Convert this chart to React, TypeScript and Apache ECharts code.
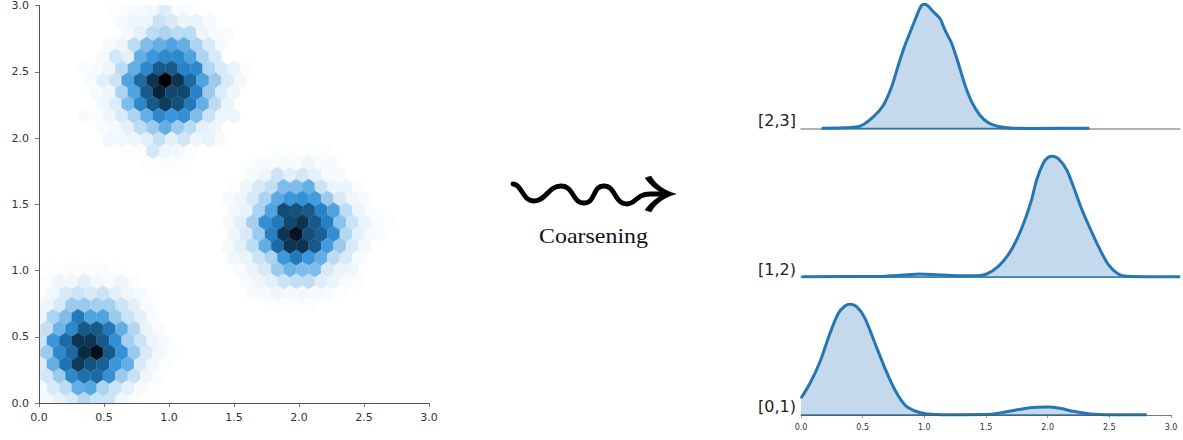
import React, { useEffect, useRef } from "react";
import * as echarts from "echarts";

// Hexbin lattice (data units)
const HEX_DX = 0.0959;
const HEX_DY = 0.0893;
const HEX_X0 = 0.0602;
const HEX_Y0 = 0.024;

// [row, first column, levels 0..10 left to right]
const clusterUpper: [number, number, number[]][] = [
  [33, 5, [0.2, 0.4, 0.5, 0.8, 1.8, 0.5, 0.3]],
  [32, 6, [0.6, 1, 1, 2.5, 2, 1.2, 1.2, 0.6]],
  [31, 6, [0.7, 1.5, 3, 3.5, 3, 3, 1, 0.5, 0.4]],
  [30, 5, [0.5, 1, 3, 4.5, 5, 5.5, 5, 3.5, 2, 0.6]],
  [29, 4, [0.6, 2.2, 1.5, 5, 6, 6.5, 6.5, 5.5, 3.5, 2]],
  [28, 3, [0.3, 0.4, 1, 3, 5, 6.5, 8, 8, 6.7, 6.5, 3.3, 2, 1.2, 0.3]],
  [27, 3, [0.4, 1.5, 2.5, 5.5, 7.5, 9, 10, 9, 7.5, 5.5, 4, 2, 0.8]],
  [26, 4, [0.6, 1, 3.5, 5.5, 8, 9.3, 8.5, 8.5, 6.7, 4, 1.8, 0.9]],
  [25, 4, [0.8, 1.8, 4.5, 6.5, 8, 8.8, 8.3, 7, 5, 3, 1.2]],
  [24, 3, [0.4, 0.3, 1, 2, 3.5, 5, 6.5, 6, 6.3, 4.5, 2.5, 1, 0.9]],
  [23, 4, [0.4, 0.7, 1.5, 3, 4, 5, 4, 3, 1.5, 1]],
  [22, 5, [0.8, 0.8, 1, 1.5, 2.7, 1.5, 2.3, 1, 1.3, 0.4]],
  [21, 6, [0.2, 0.3, 2.2, 1, 0.8, 0.3]],
  [20, 8, [0.2, 0.3, 0.3, 0.2]],
];
const clusterMiddle: [number, number, number[]][] = [
  [21, 18, [0.3, 0.3, 0.2, 0.2, 0.3]],
  [20, 17, [0.4, 0.4, 0.6, 0.5, 1, 0.4, 0.4]],
  [19, 16, [0.6, 1, 2.5, 1.5, 2.2, 1.5, 0.6, 0.5]],
  [18, 15, [0.2, 1, 2, 2.7, 4.5, 4.5, 5, 2.5, 1.2, 1.2, 0.3]],
  [17, 14, [0.4, 1, 2, 3.5, 5.2, 6, 6.2, 5.8, 4, 2, 1, 0.4]],
  [16, 15, [0.8, 1.3, 3.5, 5.5, 8.4, 8.2, 8, 6.7, 5.5, 3, 1.2, 0.3]],
  [15, 14, [0.4, 1.5, 3.7, 6.3, 7, 8.5, 9, 8, 6.8, 4.3, 2.5, 1.2, 0.4, 0.3]],
  [14, 15, [1, 2, 4, 6.8, 9, 9.6, 8.3, 7.8, 6.3, 3.2, 1.5, 0.5, 0.3]],
  [13, 14, [0.6, 1.5, 3, 5, 7.5, 9, 9, 8, 5.8, 4, 2, 0.8]],
  [12, 15, [0.8, 1.2, 2.5, 3.5, 6, 7, 6, 5, 3, 2, 0.6]],
  [11, 15, [0.5, 1.2, 2, 4, 4.8, 4.5, 4.5, 2, 1.2, 1]],
  [10, 16, [0.4, 1, 1.5, 2.5, 2.8, 3, 1.7, 1.2, 0.4, 0.3]],
  [9, 16, [0.4, 0.6, 1, 0.7, 0.8, 0.6, 0.5, 0.2]],
  [8, 18, [0.2, 0.3, 0.3, 0.2]],
];
const clusterLower: [number, number, number[]][] = [
  [11, 0, [0.2, 0.3, 0.3, 0.3, 0.4, 0.2]],
  [10, 0, [0.3, 1, 0.8, 1.5, 0.8, 0.4, 1, 0.3]],
  [9, -1, [0.3, 0.8, 2, 2.5, 2, 2.5, 1.5, 1, 0.6, 0.2]],
  [8, -1, [0.4, 1, 2, 4, 4, 3.7, 3.7, 2.5, 1.5, 0.5]],
  [7, -1, [1, 3.5, 4.5, 7, 5.5, 5.5, 4, 2.5, 1.5, 0.5]],
  [6, -1, [1, 2.8, 4.8, 6.5, 8, 8, 7, 5, 3.3, 1.2, 0.4]],
  [5, -1, [2.5, 6, 7.5, 9, 9, 8, 6.3, 3.7, 2.5, 1, 0.4]],
  [4, -1, [2, 4, 6.5, 7.5, 9.2, 9.7, 8, 6.2, 4, 2, 0.8, 0.3]],
  [3, -1, [1.8, 5, 7.2, 8.8, 8.2, 7.8, 6, 5, 2, 0.8, 0.2]],
  [2, -1, [1, 2.2, 4, 6.5, 7.3, 7.5, 6.2, 4, 2.6, 1, 0.3]],
  [1, -1, [0.6, 2, 3, 5, 5.3, 3.5, 2.5, 1.5, 0.5, 0.2]],
  [0, -1, [0.2, 0.7, 1.3, 2, 3.2, 2.5, 2.5, 0.8, 0.3]],
];

const levelColors = [
  "#ffffff", "#eef6fc", "#d8eaf8", "#bcdcf3", "#9bcaed", "#64aee4",
  "#3a97dc", "#2279bb", "#175a8a", "#0d3552", "#000000",
];

// KDE curves: [x, density]
const kde23: [number, number][] = [
  [0.168, 0.003], [0.343, 0.007], [0.478, 0.023], [0.586, 0.117], [0.668, 0.233], [0.735, 0.417],
  [0.789, 0.633], [0.843, 0.833], [0.897, 1.0], [0.951, 1.167], [0.978, 1.233], [1.005, 1.243],
  [1.032, 1.223], [1.073, 1.167], [1.127, 1.1], [1.168, 0.983], [1.222, 0.85], [1.276, 0.65],
  [1.33, 0.433], [1.384, 0.267], [1.451, 0.133], [1.519, 0.057], [1.6, 0.02], [1.72, 0.003],
  [1.884, 0.001], [2.338, 0.002],
];
const kde12: [number, number][] = [
  [0.005, 0.003], [0.668, 0.007], [0.83, 0.02], [0.965, 0.03], [1.1, 0.023], [1.262, 0.013],
  [1.424, 0.013], [1.505, 0.03], [1.6, 0.107], [1.681, 0.223], [1.749, 0.373], [1.816, 0.573],
  [1.87, 0.773], [1.911, 0.973], [1.965, 1.14], [2.005, 1.197], [2.038, 1.207], [2.086, 1.183],
  [2.154, 1.073], [2.208, 0.907], [2.262, 0.723], [2.33, 0.523], [2.411, 0.307], [2.492, 0.123],
  [2.573, 0.03], [2.641, 0.007], [2.83, 0.003], [3.073, 0.002],
];
const kde01: [number, number][] = [
  [0, 0.167], [0.073, 0.317], [0.154, 0.533], [0.235, 0.817], [0.303, 1.017], [0.357, 1.09],
  [0.397, 1.107], [0.451, 1.083], [0.519, 0.967], [0.6, 0.717], [0.681, 0.467], [0.762, 0.25],
  [0.843, 0.1], [0.924, 0.04], [1.019, 0.01], [1.208, 0.003], [1.532, 0.007], [1.668, 0.033],
  [1.803, 0.063], [1.911, 0.077], [2.005, 0.08], [2.1, 0.067], [2.208, 0.037], [2.343, 0.01],
  [2.532, 0.003], [2.803, 0.003],
];
const ridgeLabels = ["[2,3]", "[1,2)", "[0,1)"];
const WAVE_D =
  "M513 184 C522 184 522 201 534 201 C546 201 548 186 561 186 C574 186 572 203 584 203 C596 203 592 186 604 186 C616 186 614 204 627 204 C636 204 636 194 650 194 L668 194";
const HEAD_D =
  "M645 178 L651 176 C656 185 665 191 676 194 C665 197 656 203 651 212 L645 210 C650 203 656 198 664 194 C656 190 650 185 645 178 Z";

function hexColor(level: number): string {
  const i = Math.min(Math.floor(level), 9);
  const t = level - i;
  const a = levelColors[i];
  const b = levelColors[i + 1];
  const p = (s: string, k: number) => parseInt(s.slice(k, k + 2), 16);
  const mix = (k: number) => Math.round(p(a, k) + (p(b, k) - p(a, k)) * t);
  return `rgb(${mix(1)},${mix(3)},${mix(5)})`;
}

function hexData() {
  const out: number[][] = [];
  for (const cluster of [clusterUpper, clusterMiddle, clusterLower]) {
    for (const [row, first, levels] of cluster) {
      levels.forEach((lv, i) => {
        const c = first + i + (row % 2 ? 0.5 : 0);
        out.push([HEX_X0 + c * HEX_DX, HEX_Y0 + row * HEX_DY, lv]);
      });
    }
  }
  return out;
}

const HEX_SHAPE = [[0, 2 / 3], [0.5, 1 / 3], [0.5, -1 / 3], [0, -2 / 3], [-0.5, -1 / 3], [-0.5, 1 / 3]];

export default function App() {
  const ref = useRef<HTMLDivElement>(null);
  useEffect(() => {
    document.body.style.margin = "0";
    echarts.graphic.registerShape("coarsenWave", echarts.graphic.extendPath(WAVE_D, {}) as any);
    echarts.graphic.registerShape("coarsenHead", echarts.graphic.extendPath(HEAD_D, {}) as any);
    const chart = echarts.init(ref.current!, undefined, { renderer: "svg" });
    const font = "DejaVu Sans";
    const mainAxis = (gridIndex: number, margin: number) => ({
      type: "value" as const, gridIndex, min: 0, max: 3, interval: 0.5, z: 10,
      splitLine: { show: false },
      axisLine: { show: true, lineStyle: { color: "#555", width: 1 } },
      axisTick: { show: true, length: 4, lineStyle: { color: "#555", width: 0.8 } },
      axisLabel: { color: "#333", fontFamily: font, fontSize: 11, margin, showMinLabel: true, showMaxLabel: true, formatter: (v: number) => v.toFixed(1) },
    });
    const ridgeGrids = [
      { left: 801, top: 0, width: 379, height: 128.5 },
      { left: 801, top: 147, width: 379, height: 130 },
      { left: 801, top: 295, width: 370, height: 120 },
    ];
    const ridgeCurves = [kde23, kde12, kde01];
    const ridgeMax = [3.073, 3.073, 3];
    const ridgeSeries: any[] = [];
    ridgeCurves.forEach((curve, i) => {
      ridgeSeries.push({
        type: "line", xAxisIndex: i + 1, yAxisIndex: i + 1, data: curve, smooth: 0.25,
        showSymbol: false, clip: false, lineStyle: { color: "#2577b3", width: 3 },
        areaStyle: { color: "#c4d9ec", opacity: 1 }, z: 3,
      });
      ridgeSeries.push({
        type: "line", xAxisIndex: i + 1, yAxisIndex: i + 1,
        data: [[curve[0][0], 0], [curve[curve.length - 1][0], 0]],
        showSymbol: false, clip: false, lineStyle: { color: "#2577b3", width: 1.6 }, z: 4,
      });
    });
    chart.setOption({
      animation: false,
      backgroundColor: "#fff",
      grid: [{ left: 39, top: 4, width: 390, height: 399 }, ...ridgeGrids],
      xAxis: [
        mainAxis(0, 9),
        ...[0, 1].map((k) => ({
          type: "value", gridIndex: k + 1, min: 0, max: ridgeMax[k],
          splitLine: { show: false }, axisTick: { show: false }, axisLabel: { show: false },
          axisLine: { show: true, lineStyle: { color: "#999", width: 1.5 } },
        })),
        {
          type: "value", gridIndex: 3, min: 0, max: 3, interval: 0.5, z: 10,
          splitLine: { show: false },
          axisLine: { show: true, lineStyle: { color: "#555", width: 0.8 } },
          axisTick: { show: true, length: 3, lineStyle: { color: "#555", width: 0.6 } },
          axisLabel: { color: "#333", fontFamily: font, fontSize: 8, margin: 8, showMinLabel: true, showMaxLabel: true, formatter: (v: number) => v.toFixed(1) },
        },
      ],
      yAxis: [
        mainAxis(0, 10),
        ...ridgeGrids.map((g, k) => ({
          type: "value", gridIndex: k + 1, min: 0, max: g.height / 100, show: false,
        })),
      ],
      series: [
        {
          type: "custom", xAxisIndex: 0, yAxisIndex: 0, clip: true, data: hexData(),
          encode: { x: 0, y: 1 },
          renderItem: (_: any, api: any) => {
            const cx = api.value(0);
            const cy = api.value(1);
            const col = hexColor(api.value(2));
            return {
              type: "polygon",
              shape: { points: HEX_SHAPE.map(([a, b]) => api.coord([cx + a * HEX_DX, cy + b * HEX_DY])) },
              style: { fill: col, stroke: col, lineWidth: 0.3 },
            };
          },
        },
        ...ridgeSeries,
      ],
      graphic: [
        { type: "coarsenWave", x: 0, y: 0, style: { fill: "none", stroke: "#000", lineWidth: 4.8, lineCap: "round", lineJoin: "round" } },
        { type: "coarsenHead", x: 0, y: 0, style: { fill: "#000", stroke: "#000", lineWidth: 0.5 } },
        { type: "text", x: 593.5, y: 236, scaleX: 1.14, style: { text: "Coarsening", fill: "#111", font: '21px "Liberation Serif"', textAlign: "center", textVerticalAlign: "middle" } },
        ...ridgeLabels.map((t, i) => ({
          type: "text", x: 796, y: [120, 269, 406][i],
          style: { text: t, fill: "#222", font: '16px "DejaVu Sans"', textAlign: "right", textVerticalAlign: "middle" },
        })),
      ],
    });
    return () => chart.dispose();
  }, []);
  return <div ref={ref} style={{ width: 1183, height: 440 }} />;
}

▸ **EXERCISE TASK**
Go from the first line of the data above to the line containing "const HEX_Y0 = 0.024;" and retype exactly those lines, both included, but none of the pictures.

▸ **SOLUTION FOR THIS EXERCISE**
Convert this chart to React, TypeScript and Apache ECharts code.
import React, { useEffect, useRef } from "react";
import * as echarts from "echarts";

// Hexbin lattice (data units)
const HEX_DX = 0.0959;
const HEX_DY = 0.0893;
const HEX_X0 = 0.0602;
const HEX_Y0 = 0.024;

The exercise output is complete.